Since his early days at the old Newswatch, Osso has had the opportunity to visit some of the most fascinating, most modern and inspiring libraries in the world where his inspiration had been further fired and his skills burnished with the latest information sourcing, documentation and archiving methods and technology. In each of these opportunities, the scholar in him would bury himself in learning the processes, and details of setting up and the mechanism that drive their high-capacity functionality. They include the President Clinton library, the Library of Congress, and libraries of the New York Times, Newsweek, Time, Chicago Times, BBC libraries, among others.
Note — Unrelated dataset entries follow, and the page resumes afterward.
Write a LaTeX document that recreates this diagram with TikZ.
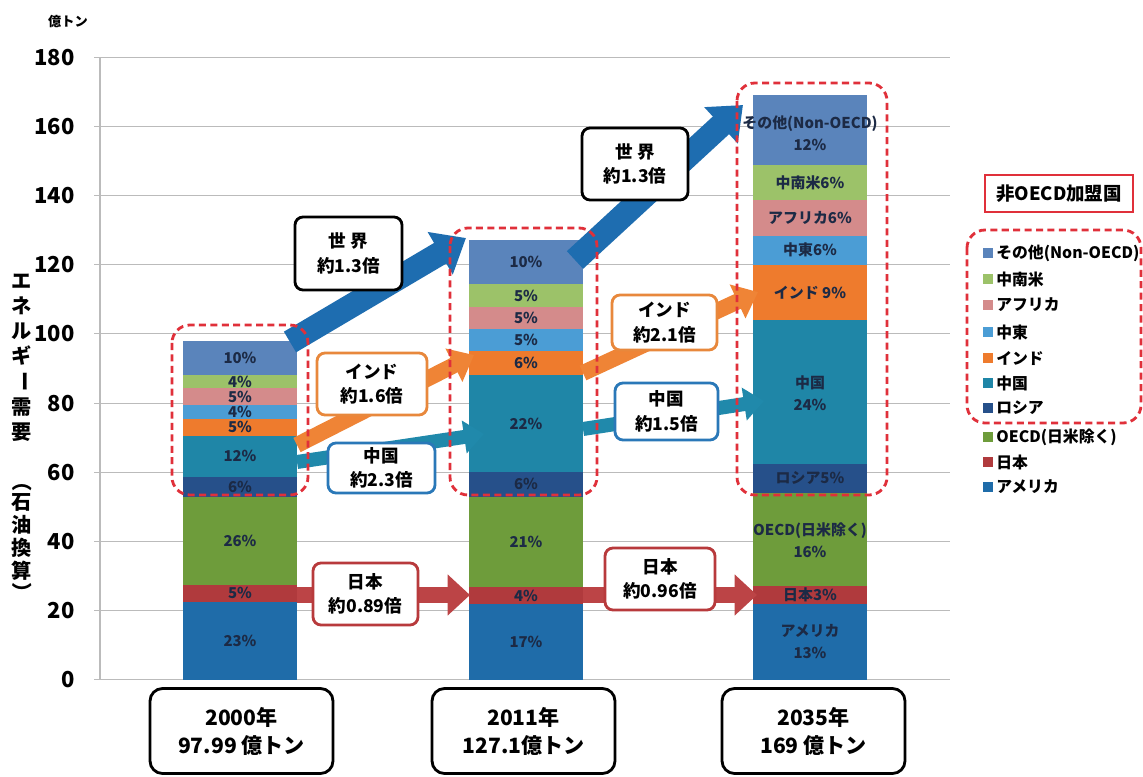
\documentclass[tikz,border=0pt]{standalone}
\usepackage{fontspec}
\setmainfont{Noto Sans CJK JP}
\usetikzlibrary{arrows.meta}

\definecolor{usa}{HTML}{1F6CA9}
\definecolor{jpn}{HTML}{B03A3D}
\definecolor{oecd}{HTML}{6E9C3B}
\definecolor{rus}{HTML}{26508A}
\definecolor{chn}{HTML}{1F86A7}
\definecolor{ind}{HTML}{EE7B2D}
\definecolor{mde}{HTML}{4B9DD5}
\definecolor{afr}{HTML}{D48B8B}
\definecolor{lam}{HTML}{9CC269}
\definecolor{oth}{HTML}{5A84BB}
\definecolor{labtext}{HTML}{1C2A45}
\definecolor{dashred}{HTML}{E0303A}
\definecolor{gridgray}{HTML}{BBBBBB}
\definecolor{wldarrow}{HTML}{1E6DB0}
\definecolor{indarrow}{HTML}{EF8436}
\definecolor{chnarrow}{HTML}{2089AB}
\definecolor{jpnarrow}{HTML}{BC4446}
\definecolor{indline}{HTML}{E8883C}
\definecolor{chnline}{HTML}{2A78B8}
\definecolor{jpnline}{HTML}{B83A3C}

\begin{document}
\begin{tikzpicture}[x=0.02cm,y=-0.02cm,
  pct/.style={font=\bfseries\fontsize{8.5}{12.5}\selectfont,text=labtext,inner sep=0pt,align=center},
  ticklab/.style={font=\bfseries\fontsize{12.5}{14}\selectfont,anchor=east,inner sep=0pt},
  ytext/.style={font=\bfseries\fontsize{11.5}{14.2}\selectfont,align=center,inner sep=0pt},
  callout/.style={draw,fill=white,line width=1.6pt,rounded corners=0.16cm,align=center,inner sep=0pt,font=\bfseries\fontsize{10}{14}\selectfont},
  yearbox/.style={draw,fill=white,line width=1.6pt,rounded corners=0.25cm,align=center,inner sep=0pt,minimum width=3.66cm,minimum height=1.70cm,font=\bfseries\fontsize{12}{16}\selectfont},
  redbox/.style={draw=dashred,line width=1.6pt,dash pattern=on 4pt off 2.5pt,rounded corners=0.36cm},
  legtext/.style={font=\bfseries\fontsize{9}{10}\selectfont,anchor=west,inner sep=0pt},
  wldarr/.style={draw=wldarrow,line width=0.48cm,-{Triangle[length=0.6cm,width=0.95cm]}},
  indarr/.style={draw=indarrow,line width=0.32cm,-{Triangle[length=0.45cm,width=0.72cm]}},
  chnarr/.style={draw=chnarrow,line width=0.28cm,-{Triangle[length=0.4cm,width=0.64cm]}},
  jpnarr/.style={draw=jpnarrow,line width=0.32cm,-{Triangle[length=0.45cm,width=0.8cm]}}]

\useasboundingbox[fill=white] (0,0) rectangle (1143,777);

%Axis titles
\node[font=\bfseries\fontsize{7.5}{8}\selectfont,inner sep=0pt] (unit) at (68,22) {億トン};
\node[ytext] (ytitle) at (22,319.5) {エ\\ネ\\ル\\ギ};
\node[ytext,rotate=-90] (ybar) at (22,382) {ー};
\node[ytext] (ytitle2) at (22,419.5) {需\\要};
\node[ytext,rotate=-90] (lparen) at (22,482) {（};
\node[ytext,font=\bfseries\fontsize{11.5}{13}\selectfont] (ynote) at (22,537) {石\\油\\換\\算};
\node[ytext,rotate=-90] (rparen) at (22,593) {）};

\begin{scope}[yshift=-13.6cm,y=0.0692cm]
%Draw the grid
\draw[gridgray,line width=0.6pt] (100,0) -- (100,180);
\draw[gridgray,line width=0.6pt] (94,0) -- (950,0);
\draw[gridgray,line width=0.6pt] (94,20) -- (950,20);
\draw[gridgray,line width=0.6pt] (94,40) -- (950,40);
\draw[gridgray,line width=0.6pt] (94,60) -- (950,60);
\draw[gridgray,line width=0.6pt] (94,80) -- (950,80);
\draw[gridgray,line width=0.6pt] (94,100) -- (950,100);
\draw[gridgray,line width=0.6pt] (94,120) -- (950,120);
\draw[gridgray,line width=0.6pt] (94,140) -- (950,140);
\draw[gridgray,line width=0.6pt] (94,160) -- (950,160);
\draw[gridgray,line width=0.6pt] (94,180) -- (950,180);

\node[ticklab] (t0) at (75,0) {0};
\node[ticklab] (t20) at (75,20) {20};
\node[ticklab] (t40) at (75,40) {40};
\node[ticklab] (t60) at (75,60) {60};
\node[ticklab] (t80) at (75,80) {80};
\node[ticklab] (t100) at (75,100) {100};
\node[ticklab] (t120) at (75,120) {120};
\node[ticklab] (t140) at (75,140) {140};
\node[ticklab] (t160) at (75,160) {160};
\node[ticklab] (t180) at (75,180) {180};

%Bar 2000
\fill[usa] (183,0) rectangle (297,22.54);
\fill[jpn] (183,22.54) rectangle (297,27.44);
\fill[oecd] (183,27.44) rectangle (297,52.91);
\fill[rus] (183,52.91) rectangle (297,58.79);
\fill[chn] (183,58.79) rectangle (297,70.55);
\fill[ind] (183,70.55) rectangle (297,75.45);
\fill[mde] (183,75.45) rectangle (297,79.37);
\fill[afr] (183,79.37) rectangle (297,84.27);
\fill[lam] (183,84.27) rectangle (297,88.19);
\fill[oth] (183,88.19) rectangle (297,97.99);

\node[pct] (a1) at (240,11.27) {23\%};
\node[pct] (a2) at (240,24.99) {5\%};
\node[pct] (a3) at (240,40.18) {26\%};
\node[pct] (a4) at (240,55.85) {6\%};
\node[pct] (a5) at (240,64.67) {12\%};
\node[pct] (a6) at (240,73.0) {5\%};
\node[pct] (a7) at (240,77.41) {4\%};
\node[pct] (a8) at (240,81.82) {5\%};
\node[pct] (a9) at (240,86.23) {4\%};
\node[pct] (a10) at (240,93.09) {10\%};

%Bar 2011
\fill[usa] (469,0) rectangle (583,22);
\fill[jpn] (469,22) rectangle (583,26.8);
\fill[oecd] (469,26.8) rectangle (583,53);
\fill[rus] (469,53) rectangle (583,60);
\fill[chn] (469,60) rectangle (583,88);
\fill[ind] (469,88) rectangle (583,95);
\fill[mde] (469,95) rectangle (583,101.3);
\fill[afr] (469,101.3) rectangle (583,107.8);
\fill[lam] (469,107.8) rectangle (583,114.3);
\fill[oth] (469,114.3) rectangle (583,127.1);

\node[pct] (b1) at (526,11) {17\%};
\node[pct] (b2) at (526,24.4) {4\%};
\node[pct] (b3) at (526,39.9) {21\%};
\node[pct] (b4) at (526,56.5) {6\%};
\node[pct] (b5) at (526,74) {22\%};
\node[pct] (b6) at (526,91.5) {6\%};
\node[pct] (b7) at (526,98.15) {5\%};
\node[pct] (b8) at (526,104.55) {5\%};
\node[pct] (b9) at (526,111.05) {5\%};
\node[pct] (b10) at (526,120.7) {10\%};

%Bar 2035
\fill[usa] (753,0) rectangle (867,22);
\fill[jpn] (753,22) rectangle (867,27);
\fill[oecd] (753,27) rectangle (867,54);
\fill[rus] (753,54) rectangle (867,62.5);
\fill[chn] (753,62.5) rectangle (867,104);
\fill[ind] (753,104) rectangle (867,120);
\fill[mde] (753,120) rectangle (867,128.4);
\fill[afr] (753,128.4) rectangle (867,138.6);
\fill[lam] (753,138.6) rectangle (867,148.7);
\fill[oth] (753,148.7) rectangle (867,169);

\node[pct] (c1) at (810,11) {アメリカ\\13\%};
\node[pct] (c2) at (810,24.5) {日本3\%};
\node[pct] (c3) at (810,40.5) {OECD(日米除く)\\16\%};
\node[pct] (c4) at (810,58.25) {ロシア5\%};
\node[pct] (c5) at (810,83) {中国\\24\%};
\node[pct] (c6) at (810,112) {インド 9\%};
\node[pct] (c7) at (810,124.2) {中東6\%};
\node[pct] (c8) at (810,133.5) {アフリカ6\%};
\node[pct] (c9) at (810,143.65) {中南米6\%};
\node[pct] (c10) at (810,158) {その他(Non-OECD)\\12\%};
\end{scope}

%Growth arrows
\coordinate (w1s) at (290,342);
\coordinate (w1e) at (466,238);
\coordinate (w2s) at (575,260);
\coordinate (w2e) at (743,105);
\coordinate (i1s) at (297,445);
\coordinate (i1e) at (474,355);
\coordinate (i2s) at (583,373);
\coordinate (i2e) at (758,292);
\coordinate (c1s) at (297,462);
\coordinate (c1e) at (484,434);
\coordinate (c2s) at (583,429);
\coordinate (c2e) at (764,401);
\coordinate (j1s) at (297,595);
\coordinate (j1e) at (470,595);
\coordinate (j2s) at (583,595);
\coordinate (j2e) at (757,595);

\draw[wldarr] (w1s) -- (w1e);
\draw[wldarr] (w2s) -- (w2e);
\draw[indarr] (i1s) -- (i1e);
\draw[indarr] (i2s) -- (i2e);
\draw[chnarr] (c1s) -- (c1e);
\draw[chnarr] (c2s) -- (c2e);
\draw[jpnarr] (j1s) -- (j1e);
\draw[jpnarr] (j2s) -- (j2e);

%Non-OECD groups
\draw[redbox] (172,325) rectangle (308,495);
\draw[redbox] (450,228) rectangle (597,495);
\draw[redbox] (737,83) rectangle (887,495);
\draw[redbox] (967,230) rectangle (1141,423);

%Callouts
\node[callout,minimum width=2.14cm,minimum height=1.46cm] (world1) at (348.5,253.5) {世 界\\約1.3倍};
\node[callout,minimum width=2.12cm,minimum height=1.44cm] (world2) at (635,164) {世 界\\約1.3倍};
\node[callout,draw=indline,minimum width=2.2cm,minimum height=1.24cm] (india1) at (372,384) {インド\\約1.6倍};
\node[callout,draw=indline,minimum width=2.1cm,minimum height=1.1cm] (india2) at (664.5,322.5) {インド\\約2.1倍};
\node[callout,draw=chnline,minimum width=2.14cm,minimum height=1.0cm] (china1) at (381.5,468) {中国\\約2.3倍};
\node[callout,draw=chnline,minimum width=2.06cm,minimum height=1.14cm] (china2) at (666.5,411.5) {中国\\約1.5倍};
\node[callout,draw=jpnline,minimum width=2.1cm,minimum height=1.24cm] (japan1) at (365.5,594) {日本\\約0.89倍};
\node[callout,draw=jpnline,minimum width=2.2cm,minimum height=1.24cm] (japan2) at (660,579) {日本\\約0.96倍};

%Year boxes
\node[yearbox] (y2000) at (241.5,731) {2000年\\97.99 億トン};
\node[yearbox] (y2011) at (523.5,731) {2011年\\127.1億トン};
\node[yearbox] (y2035) at (813.5,731) {2035年\\169 億トン};

%Legend
\node[draw=dashred,line width=1.6pt,minimum width=2.96cm,minimum height=0.74cm,inner sep=0pt,font=\bfseries\fontsize{10.5}{12}\selectfont] (legtitle) at (1059,193.5) {非OECD加盟国};

\fill[oth] (983,248) rectangle (993,258);
\fill[lam] (983,274) rectangle (993,284);
\fill[afr] (983,300) rectangle (993,310);
\fill[mde] (983,327) rectangle (993,337);
\fill[ind] (983,353) rectangle (993,363);
\fill[chn] (983,378) rectangle (993,388);
\fill[rus] (983,403) rectangle (993,413);
\fill[oecd] (983,432) rectangle (993,442);
\fill[jpn] (983,457) rectangle (993,467);
\fill[usa] (983,482) rectangle (993,492);

\node[legtext] (l1) at (996,253) {その他(Non-OECD)};
\node[legtext] (l2) at (996,279) {中南米};
\node[legtext] (l3) at (996,305) {アフリカ};
\node[legtext] (l4) at (996,332) {中東};
\node[legtext] (l5) at (996,358) {インド};
\node[legtext] (l6) at (996,383) {中国};
\node[legtext] (l7) at (996,408) {ロシア};
\node[legtext] (l8) at (996,437) {OECD(日米除く)};
\node[legtext] (l9) at (996,462) {日本};
\node[legtext] (l10) at (996,487) {アメリカ};

\end{tikzpicture}
\end{document}
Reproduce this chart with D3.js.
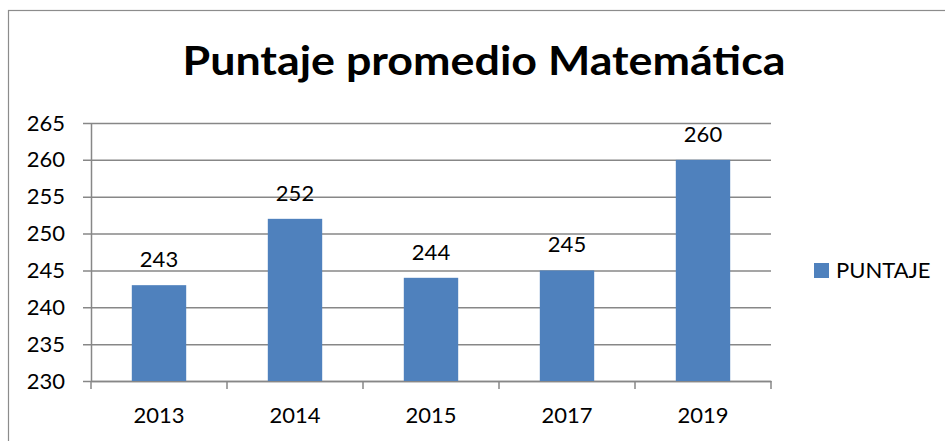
<!DOCTYPE html>
<html>
<head>
<meta charset="utf-8">
<script src="https://cdn.jsdelivr.net/npm/d3@7"></script>
<style>
  body { margin: 0; background: #fff; }
  svg text { font-family: Lato, "Open Sans", sans-serif; fill: #000; }
</style>
</head>
<body>
<svg id="chart" width="945" height="441"></svg>
<script>
const years = ['2013', '2014', '2015', '2017', '2019'];
const puntaje = [243, 252, 244, 245, 260];
const yTicks = [230, 235, 240, 245, 250, 255, 260, 265];
const seriesName = 'PUNTAJE';
const chartTitle = 'Puntaje promedio Matemática';

const svg = d3.select('svg#chart');
const margin = { top: 123, left: 91, right: 174, bottom: 60 };
const width = 945 - margin.left - margin.right;
const height = 381 - margin.top;
const barColor = '#4F81BD';
const gridColor = '#878787';
const labelSize = '22px';

// outer frame (only left/top edges fall inside the picture)
svg.append('rect')
    .attr('x', 8.5).attr('y', 10.5)
    .attr('width', 960).attr('height', 460)
    .attr('fill', 'none')
    .attr('stroke', '#8c8c8c')
    .attr('stroke-width', 1.2);

svg.append('text')
    .attr('x', 484).attr('y', 75)
    .attr('text-anchor', 'middle')
    .attr('textLength', 603)
    .attr('lengthAdjust', 'spacingAndGlyphs')
    .style('font-size', '41px')
    .style('font-weight', 'bold')
    .text(chartTitle);

const g = svg.append('g')
    .attr('transform', `translate(${margin.left},${margin.top})`);

const x = d3.scaleBand()
    .domain(years)
    .range([0, width])
    .paddingInner(0.6)
    .paddingOuter(0.3);

const y = d3.scaleLinear()
    .domain([230, 265])
    .range([height, 0]);

// y axis with gridlines
const yAxis = g.append('g')
    .attr('class', 'y-axis')
    .call(d3.axisLeft(y).tickValues(yTicks).tickSizeInner(-width).tickSizeOuter(0))
    .call(g => g.select('.domain').attr('stroke', gridColor).attr('stroke-width', 1.5));
yAxis.selectAll('.tick line')
    .attr('x1', -8)
    .attr('stroke', gridColor)
    .attr('stroke-width', 1.5);
yAxis.selectAll('.tick text')
    .attr('x', -26)
    .style('font-size', labelSize)
    .style('font-family', 'Lato, sans-serif');

// x axis, ticks between the categories
const xAxis = g.append('g')
    .attr('class', 'x-axis')
    .attr('transform', `translate(0,${height})`)
    .call(d3.axisBottom(x).tickSize(0).tickPadding(26))
    .call(g => g.select('.domain').attr('stroke', gridColor).attr('stroke-width', 1.5));
xAxis.selectAll('.tick text')
    .style('font-size', labelSize)
    .style('font-family', 'Lato, sans-serif');

const step = x.step();
const boundaries = d3.range(years.length + 1).map(i => i * step);
xAxis.selectAll('.sep')
    .data(boundaries)
    .enter()
    .append('line')
    .attr('class', 'sep')
    .attr('x1', d => d).attr('x2', d => d)
    .attr('y1', 0).attr('y2', 8)
    .attr('stroke', gridColor)
    .attr('stroke-width', 1.5);

const data = years.map((yr, i) => ({ year: yr, value: puntaje[i] }));

g.selectAll('rect.bar')
    .data(data)
    .enter()
    .append('rect')
    .attr('class', 'bar')
    .attr('x', d => x(d.year))
    .attr('y', d => y(d.value))
    .attr('width', x.bandwidth())
    .attr('height', d => height - y(d.value))
    .attr('fill', barColor);

g.selectAll('text.val')
    .data(data)
    .enter()
    .append('text')
    .attr('class', 'val')
    .attr('x', d => x(d.year) + x.bandwidth() / 2)
    .attr('y', d => y(d.value) - 18)
    .attr('text-anchor', 'middle')
    .style('font-size', labelSize)
    .text(d => d.value);

// legend
const legend = svg.append('g')
    .attr('transform', 'translate(814,263)');
legend.append('rect')
    .attr('width', 15).attr('height', 15)
    .attr('fill', barColor);
legend.append('text')
    .attr('x', 22).attr('y', 15)
    .style('font-size', labelSize)
    .text(seriesName);
</script>
</body>
</html>
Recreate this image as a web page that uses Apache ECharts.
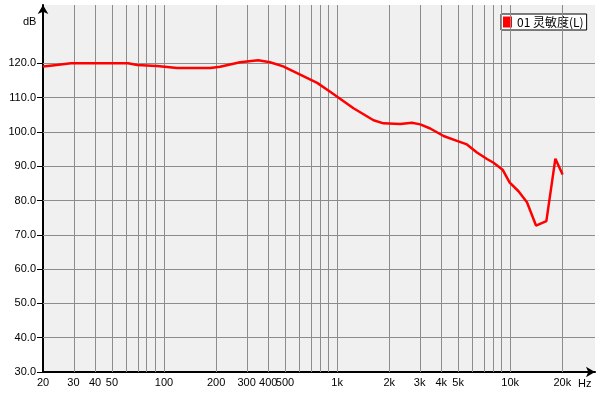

“It can be done here,” he says. The smile that lights up his face and the tone of conviction that rings in his voice speaks to the intensity of his determination. “It’s not about me, its not even about BLERF”, he adds. “It’s about the development of this society”.
He laid the solid foundation for his career when he obtained a degree in library studies at the University of Ibadan in 1975. He occasionally expresses disappointment that governments – state and federal – and other agencies have not shown enough interests in BLERF’s projects, saying they need to give far greater priority to research and documentation as a pivotal factor in every aspect of planning and management of public policy. He invites them to take advantage of what BLERF has already assembled as an eye opener them to begin to appreciate the role of research and documentation in growth and development.
The team at BLERF is undeniably high quality and Osso extends unfettered gratitude to them. That team is willing, able and ready. And waiting: For the necessary assistance to drive their goals forward with them, Nigeria as a formidable and proudly functional nation and, of course, the continent of Africa. The invitation is big but it is open.